--- START ---

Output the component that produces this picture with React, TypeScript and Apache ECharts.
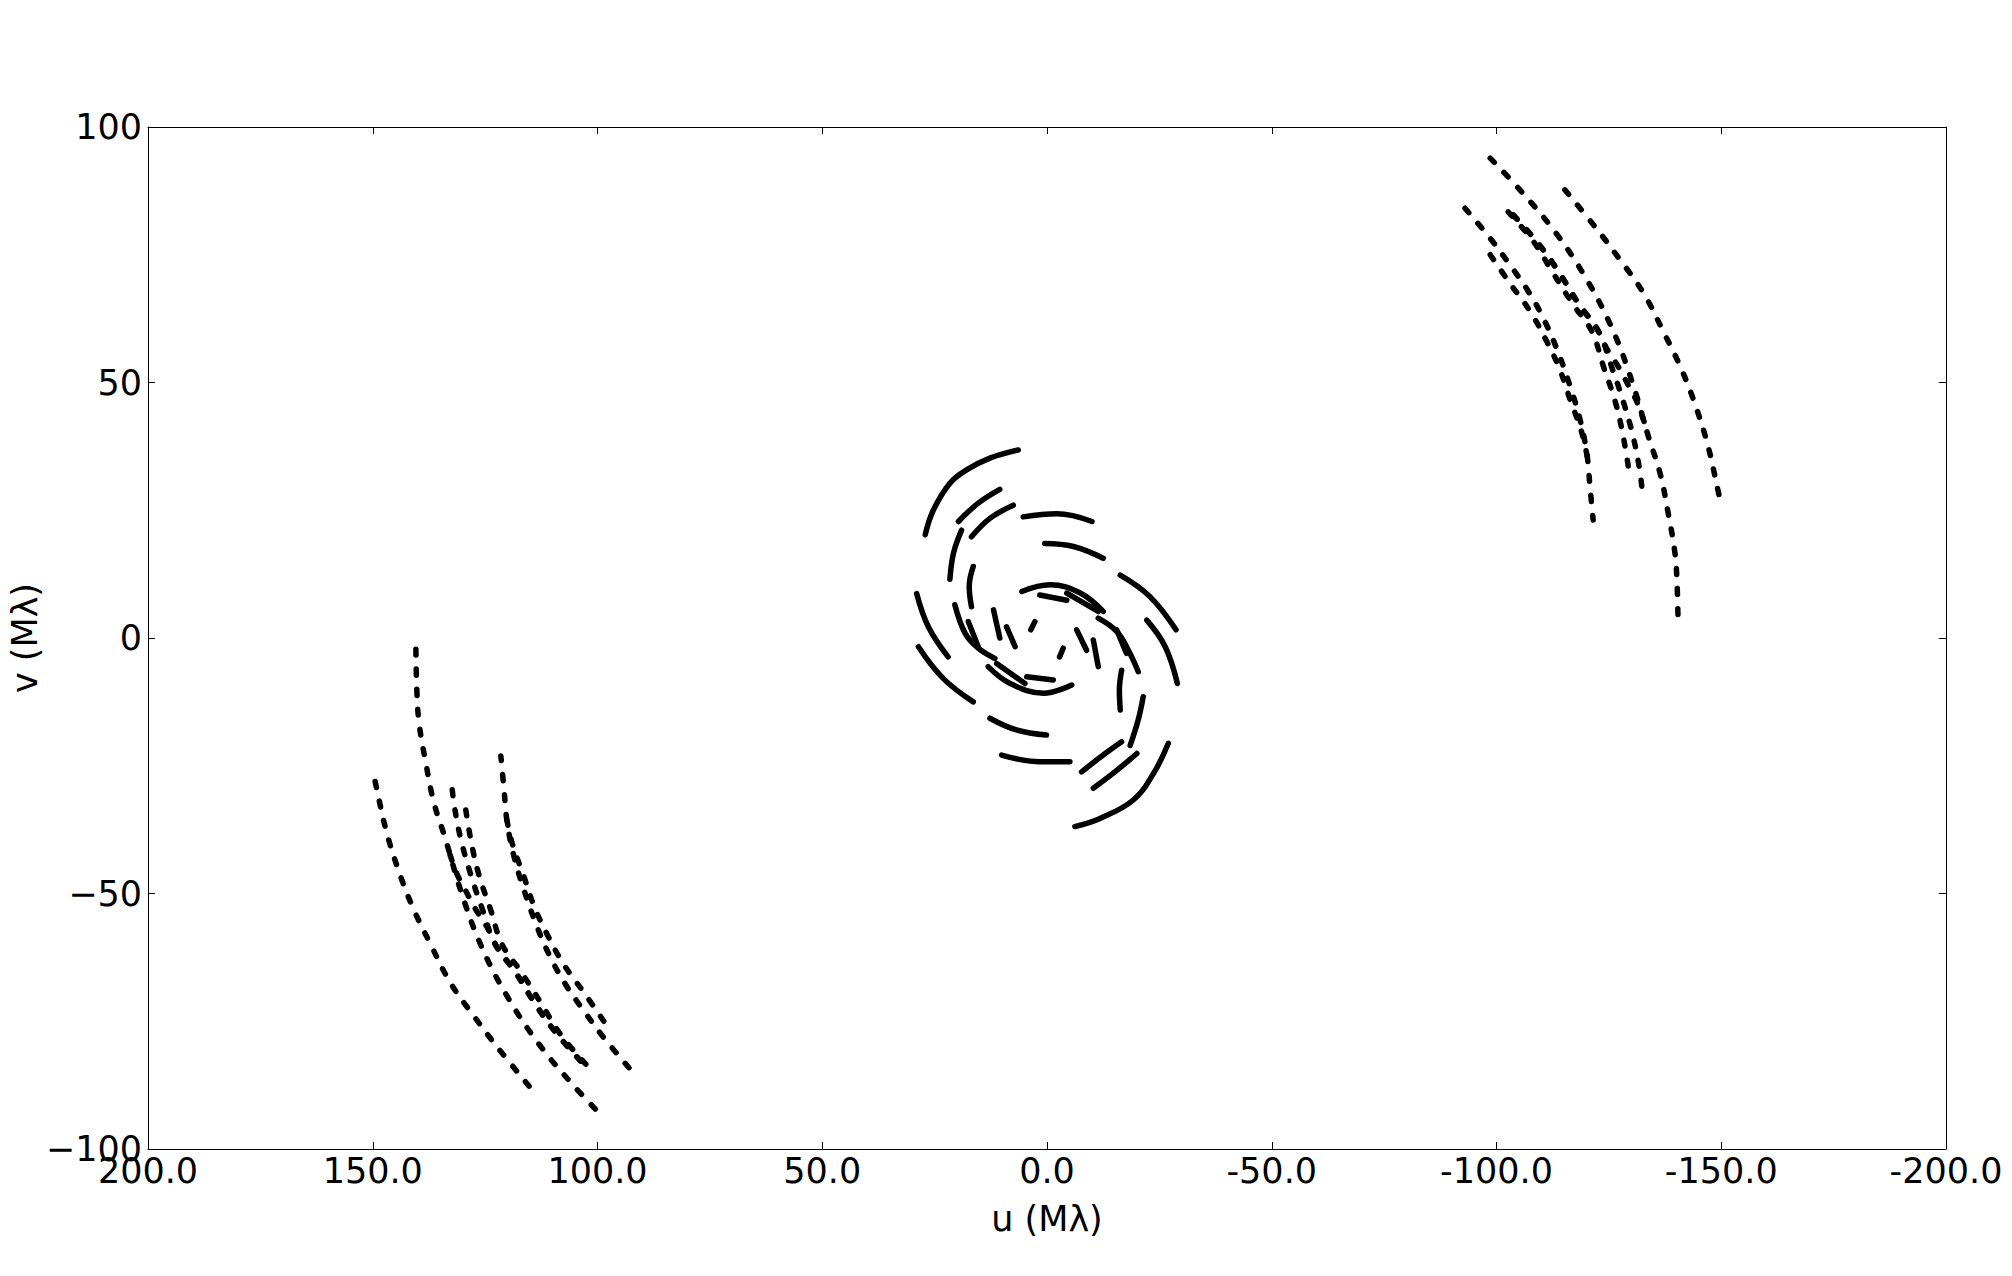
import React, { useEffect, useRef } from "react";
import * as echarts from "echarts";

// Axis ranges / ticks
const uTicks = [200, 150, 100, 50, 0, -50, -100, -150, -200];
const vTicks = [100, 50, 0, -50, -100];

// ---- Long-baseline tracks, upper-right side (u, v in Mlambda) ----
const trackA_ur = [[-98.6, 93.9], [-105.2, 87.7], [-113.0, 79.5], [-120.1, 70.1], [-126.0, 60.0], [-130.4, 49.5], [-133.8, 39.4], [-136.4, 32.2], [-138.2, 24.4], [-139.7, 16.6], [-140.2, 10.0], [-140.4, 2.2]];
const trackB_ur = [[-115.2, 87.7], [-121.9, 80.5], [-127.5, 74.0], [-132.7, 67.5], [-137.1, 60.0], [-141.2, 52.5], [-144.5, 44.9], [-147.1, 37.4], [-149.0, 30.0], [-150.1, 25.4]];
const trackC1_ur = [[-93.0, 84.1], [-98.6, 78.2], [-103.0, 73.0], [-107.1, 67.8], [-110.8, 61.9], [-113.8, 55.7], [-116.4, 49.2], [-118.6, 42.7], [-120.1, 36.1], [-120.8, 29.6], [-121.5, 23.1]];
const trackC2_ur = [[-98.6, 75.0], [-103.0, 69.4], [-107.5, 63.9], [-111.2, 58.0], [-114.1, 52.5], [-116.4, 46.6], [-119.0, 40.1], [-120.4, 34.5]];
const trackD1_ur = [[-102.6, 83.4], [-108.2, 77.6], [-112.6, 71.4], [-117.1, 65.2], [-121.2, 60.0], [-123.8, 53.1], [-126.4, 46.3], [-128.2, 39.4], [-129.7, 31.3]];
const trackD2_ur = [[-103.7, 82.8], [-109.3, 77.2], [-113.8, 71.7], [-118.2, 65.5], [-122.7, 60.0], [-125.6, 53.1], [-128.2, 46.3], [-130.4, 39.4], [-131.9, 32.6], [-132.5, 28.0]];
const trackX_ur = [[-103.7, 82.8], [-109.3, 77.2], [-113.8, 71.7], [-118.2, 65.5], [-122.7, 60.0], [-124.5, 56.7], [-127.1, 53.1], [-129.3, 49.5], [-131.2, 46.3], [-132.7, 42.7], [-133.4, 40.7]];

// ---- Long-baseline tracks, lower-left side ----
const trackA_ll = [[140.4, -2.2], [140.2, -10.0], [139.7, -16.6], [138.2, -24.4], [136.4, -32.2], [133.8, -39.4], [130.4, -49.5], [126.0, -60.0], [120.1, -70.1], [113.0, -79.5], [105.2, -87.7], [98.6, -93.9]];
const trackB_ll = [[115.2, -87.7], [121.9, -80.5], [127.5, -74.0], [132.7, -67.5], [137.1, -60.0], [141.2, -52.5], [144.5, -44.9], [147.1, -37.4], [149.0, -30.0], [150.1, -25.4]];
const trackC1_ll = [[93.0, -84.1], [98.6, -78.2], [103.0, -73.0], [107.1, -67.8], [110.8, -61.9], [113.8, -55.7], [116.4, -49.2], [118.6, -42.7], [120.1, -36.1], [120.8, -29.6], [121.5, -23.1]];
const trackC2_ll = [[98.6, -75.0], [103.0, -69.4], [107.5, -63.9], [111.2, -58.0], [114.1, -52.5], [116.4, -46.6], [119.0, -40.1], [120.4, -34.5]];
const trackD1_ll = [[102.6, -83.4], [108.2, -77.6], [112.6, -71.4], [117.1, -65.2], [121.2, -60.0], [123.8, -53.1], [126.4, -46.3], [128.2, -39.4], [129.7, -31.3]];
const trackD2_ll = [[103.7, -82.8], [109.3, -77.2], [113.8, -71.7], [118.2, -65.5], [122.7, -60.0], [125.6, -53.1], [128.2, -46.3], [130.4, -39.4], [131.9, -32.6], [132.5, -28.0]];
const trackX_ll = [[103.7, -82.8], [109.3, -77.2], [113.8, -71.7], [118.2, -65.5], [122.7, -60.0], [124.5, -56.7], [127.1, -53.1], [129.3, -49.5], [131.2, -46.3], [132.7, -42.7], [133.4, -40.7]];

// ---- Short-baseline arcs in the centre ----
const c01 = [[27.1, 20.2], [25.3, 25.0], [21.6, 30.3], [17.9, 32.9], [12.7, 35.2], [6.4, 36.8]];
const c01m = [[-27.0, -20.6], [-23.7, -26.5], [-19.2, -31.7], [-11.8, -35.3], [-6.2, -36.9]];
const c02 = [[19.7, 22.8], [15.3, 26.4], [10.5, 29.1]];
const c02m = [[-10.3, -29.4], [-15.1, -26.2], [-20.0, -22.6]];
const c03 = [[16.8, 19.8], [12.7, 23.4], [7.5, 26.0]];
const c03m = [[-7.7, -26.2], [-12.5, -22.9], [-16.6, -20.3]];
const c04 = [[5.3, 23.7], [-2.2, 24.3], [-10.0, 22.8]];
const c04m = [[10.1, -22.9], [1.6, -24.2], [-5.1, -24.2]];
const c05 = [[0.5, 18.5], [-5.9, 17.9], [-12.5, 15.6]];
const c05m = [[12.7, -15.7], [6.8, -18.0], [0.1, -19.0]];
const c06 = [[-16.3, 12.3], [-22.9, 8.1], [-28.7, 1.6]];
const c06m = [[28.6, -1.7], [23.1, -7.9], [16.4, -12.5]];
const c07 = [[-22.2, 3.5], [-26.3, -1.7], [-29.0, -8.9]];
const c07m = [[29.0, 8.7], [26.4, 2.2], [22.0, -3.7]];
const c08 = [[19.0, 21.1], [20.8, 16.6], [21.6, 11.5]];
const c08m = [[-21.4, -11.5], [-20.3, -16.0], [-18.5, -21.0]];
const c09 = [[16.4, 14.0], [17.3, 10.1], [16.8, 6.1]];
const c09m = [[-16.6, -6.3], [-16.1, -10.2], [-16.3, -14.1]];
const c10 = [[20.5, 6.5], [18.2, 0.9], [15.3, -2.0], [11.6, -4.0]];
const c10m = [[-11.4, 3.9], [-15.5, 1.3], [-18.1, -2.4], [-20.3, -6.6]];
const c11 = [[17.5, 3.2], [15.3, -1.7]];
const c11m = [[-15.5, 1.6], [-17.7, -3.0]];
const c12 = [[5.6, 9.1], [-0.7, 10.4], [-7.4, 8.8], [-12.5, 5.2]];
const c12m = [[13.1, -5.6], [8.2, -8.9], [0.8, -10.8], [-5.5, -9.2]];
const c13 = [[1.6, 8.4], [-4.4, 7.4]];
const c13m = [[4.5, -7.6], [-1.4, -8.2]];
const c14 = [[-4.4, 8.8], [-11.4, 5.2]];
const c14m = [[11.2, -5.0], [4.9, -8.9]];
const c15 = [[11.9, 5.5], [10.5, 0.0]];
const c15m = [[-10.3, -0.4], [-11.4, -5.6]];
const c16 = [[9.0, 2.2], [7.1, -1.7]];
const c16m = [[-6.6, 1.6], [-8.8, -2.4]];
const c17 = [[2.7, 3.2], [3.6, 1.6]];
const c17m = [[-3.6, -2.0], [-2.8, -3.7]];

const outerTracks = [
  trackA_ur, trackB_ur, trackC1_ur, trackC2_ur, trackD1_ur, trackD2_ur, trackX_ur,
  trackA_ll, trackB_ll, trackC1_ll, trackC2_ll, trackD1_ll, trackD2_ll, trackX_ll,
];
const centralArcs = [
  c01, c01m, c02, c02m, c03, c03m, c04, c04m, c05, c05m, c06, c06m, c07, c07m,
  c08, c08m, c09, c09m, c10, c10m, c11, c11m, c12, c12m, c13, c13m, c14, c14m,
  c15, c15m, c16, c16m, c17, c17m,
];

const FONT = "DejaVu Sans";

export default function App() {
  const ref = useRef<HTMLDivElement>(null);

  useEffect(() => {
    if (!ref.current) return;
    const chart = echarts.init(ref.current, null, { renderer: "svg" });

    const frameLine = { show: true, onZero: false, lineStyle: { color: "#000", width: 1 } };
    const tick = { show: true, inside: true, length: 7, lineStyle: { color: "#000", width: 1 } };

    const series: any[] = [];
    outerTracks.forEach((d) =>
      series.push({
        type: "line",
        data: d,
        smooth: 0.4,
        symbol: "none",
        silent: true,
        xAxisIndex: 0,
        yAxisIndex: 0,
        lineStyle: { color: "#000", width: 5.5, type: [6, 14], cap: "round" },
      })
    );
    centralArcs.forEach((d) =>
      series.push({
        type: "line",
        data: d,
        smooth: 0.4,
        symbol: "none",
        silent: true,
        xAxisIndex: 0,
        yAxisIndex: 0,
        lineStyle: { color: "#000", width: 5.5, type: "solid", cap: "round" },
      })
    );

    chart.setOption({
      animation: false,
      backgroundColor: "#ffffff",
      grid: { left: 148, top: 127, right: 66, bottom: 127, containLabel: false, outerBoundsMode: "none" },
      xAxis: [
        {
          type: "value",
          min: uTicks[uTicks.length - 1],
          max: uTicks[0],
          interval: 50,
          inverse: true,
          position: "bottom",
          axisLine: frameLine,
          axisTick: tick,
          splitLine: { show: false },
          axisLabel: {
            show: true,
            showMinLabel: true,
            showMaxLabel: true,
            margin: 4,
            color: "#000",
            fontSize: 35,
            fontFamily: FONT,
            formatter: (v: number) => v.toFixed(1),
          },
          name: "u (Mλ)",
          nameLocation: "middle",
          nameGap: 52,
          nameMoveOverlap: false,
          nameTextStyle: { color: "#000", fontSize: 35, fontFamily: FONT },
        },
        {
          type: "value",
          min: uTicks[uTicks.length - 1],
          max: uTicks[0],
          interval: 50,
          inverse: true,
          position: "top",
          axisLine: frameLine,
          axisTick: tick,
          splitLine: { show: false },
          axisLabel: { show: false },
        },
      ],
      yAxis: [
        {
          type: "value",
          min: vTicks[vTicks.length - 1],
          max: vTicks[0],
          interval: 50,
          position: "left",
          axisLine: frameLine,
          axisTick: tick,
          splitLine: { show: false },
          axisLabel: {
            show: true,
            showMinLabel: true,
            showMaxLabel: true,
            margin: 6,
            color: "#000",
            fontSize: 35,
            fontFamily: FONT,
            formatter: (v: number) => (v < 0 ? "\u2212" + Math.abs(v) : String(v)),
          },
          name: "v (Mλ)",
          nameLocation: "middle",
          nameGap: 106,
          nameMoveOverlap: false,
          nameTextStyle: { color: "#000", fontSize: 35, fontFamily: FONT },
        },
        {
          type: "value",
          min: vTicks[vTicks.length - 1],
          max: vTicks[0],
          interval: 50,
          position: "right",
          axisLine: frameLine,
          axisTick: tick,
          splitLine: { show: false },
          axisLabel: { show: false },
        },
      ],
      series,
    });

    return () => chart.dispose();
  }, []);

  return (
    <div
      ref={ref}
      style={{ position: "fixed", left: 0, top: 0, width: 2012, height: 1276, background: "#fff" }}
    />
  );
}
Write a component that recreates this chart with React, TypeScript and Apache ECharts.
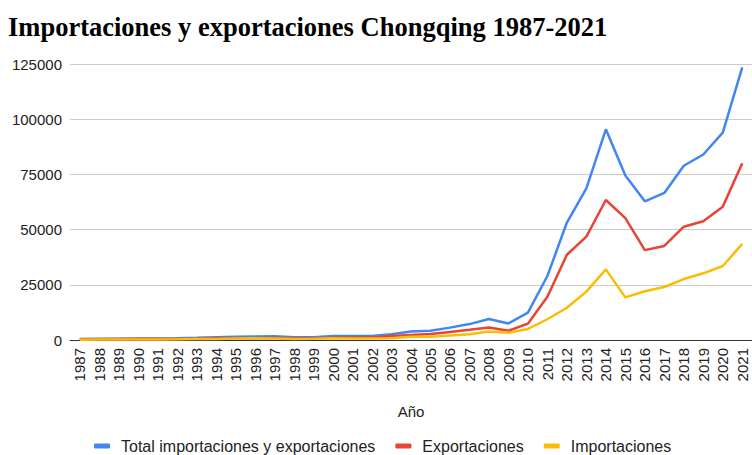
import React, { useEffect, useRef } from "react";
import * as echarts from "echarts";

const years = [
  "1987","1988","1989","1990","1991","1992","1993","1994","1995","1996","1997","1998",
  "1999","2000","2001","2002","2003","2004","2005","2006","2007","2008","2009","2010",
  "2011","2012","2013","2014","2015","2016","2017","2018","2019","2020","2021",
];
const total = [
  450, 550, 600, 650, 700, 800, 1000, 1250, 1500, 1600, 1650, 1300,
  1200, 1800, 1800, 1800, 2600, 3800, 4200, 5600, 7200, 9500, 7500, 12400,
  29000, 53200, 68700, 95400, 74500, 62800, 66600, 78900, 84000, 93900, 123500,
];
const exportsData = [
  300, 350, 400, 430, 450, 500, 550, 750, 800, 800, 950, 800,
  650, 1000, 1100, 1100, 1800, 2300, 2700, 3600, 4600, 5700, 4200, 7400,
  19600, 38600, 46800, 63400, 55200, 40700, 42600, 51300, 53800, 60400, 80000,
];
const importsData = [
  150, 200, 200, 220, 250, 300, 450, 500, 700, 800, 700, 500,
  550, 800, 700, 700, 800, 1500, 1500, 2000, 2600, 3800, 3300, 5000,
  9400, 14600, 21900, 32000, 19300, 22100, 24000, 27600, 30200, 33500, 43500,
];
const yTicks = [0, 25000, 50000, 75000, 100000, 125000];
const seriesNames = ["Total importaciones y exportaciones", "Exportaciones", "Importaciones"];

export default function App() {
  const ref = useRef<HTMLDivElement>(null);
  useEffect(() => {
    if (!ref.current) return;
    const chart = echarts.init(ref.current, undefined, { renderer: "svg" });
    const font = "Liberation Sans, Arial, sans-serif";
    chart.setOption({
      animation: false,
      title: {
        text: "Importaciones y exportaciones Chongqing 1987-2021",
        left: 3,
        top: 8,
        textStyle: {
          fontFamily: "Liberation Serif, Times New Roman, serif",
          fontWeight: "bold",
          fontSize: 26.5,
          color: "#000",
        },
      },
      color: ["#4285F4", "#EA4335", "#FBBC04"],
      legend: {
        left: 94,
        top: 438,
        padding: 0,
        itemWidth: 16,
        itemHeight: 5,
        itemGap: 20,
        icon: "roundRect",
        textStyle: { fontFamily: font, fontSize: 16, color: "#222", padding: [0, 0, 0, 6] },
        data: seriesNames,
      },
      grid: { left: 70, top: 64, width: 683, height: 276 },
      xAxis: {
        type: "category",
        data: years,
        boundaryGap: true,
        name: "Año",
        nameLocation: "middle",
        nameGap: 64,
        nameTextStyle: { fontFamily: font, fontSize: 15, color: "#222" },
        axisLine: { lineStyle: { color: "#333", width: 1 } },
        axisTick: { show: false },
        axisLabel: {
          rotate: 90,
          interval: 0,
          fontFamily: font,
          fontSize: 15,
          color: "#222",
          margin: 8,
        },
      },
      yAxis: {
        type: "value",
        min: yTicks[0],
        max: yTicks[yTicks.length - 1],
        interval: 25000,
        axisLine: { show: false },
        axisTick: { show: false },
        axisLabel: {
          fontFamily: font,
          fontSize: 15,
          color: "#222",
          margin: 8,
          formatter: (v: number) => String(v),
        },
        splitLine: { lineStyle: { color: "#ccc", width: 1 } },
      },
      series: [
        { name: seriesNames[0], type: "line", data: total, symbol: "none", lineStyle: { width: 2.5 } },
        { name: seriesNames[1], type: "line", data: exportsData, symbol: "none", lineStyle: { width: 2.5 } },
        { name: seriesNames[2], type: "line", data: importsData, symbol: "none", lineStyle: { width: 2.5 } },
      ],
    });
    return () => chart.dispose();
  }, []);
  return <div ref={ref} style={{ width: 752, height: 455, position: "absolute", left: 0, top: 0 }} />;
}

--- END ---

DIRECTIONS ::
Transcribe exactly, with no pictures, the lines running from the first line of the material through the line holding "const vTicks = [100, 50, 0, -50, -100];".

WRITTEN SOLUTION ::
Output the component that produces this picture with React, TypeScript and Apache ECharts.
import React, { useEffect, useRef } from "react";
import * as echarts from "echarts";

// Axis ranges / ticks
const uTicks = [200, 150, 100, 50, 0, -50, -100, -150, -200];
const vTicks = [100, 50, 0, -50, -100];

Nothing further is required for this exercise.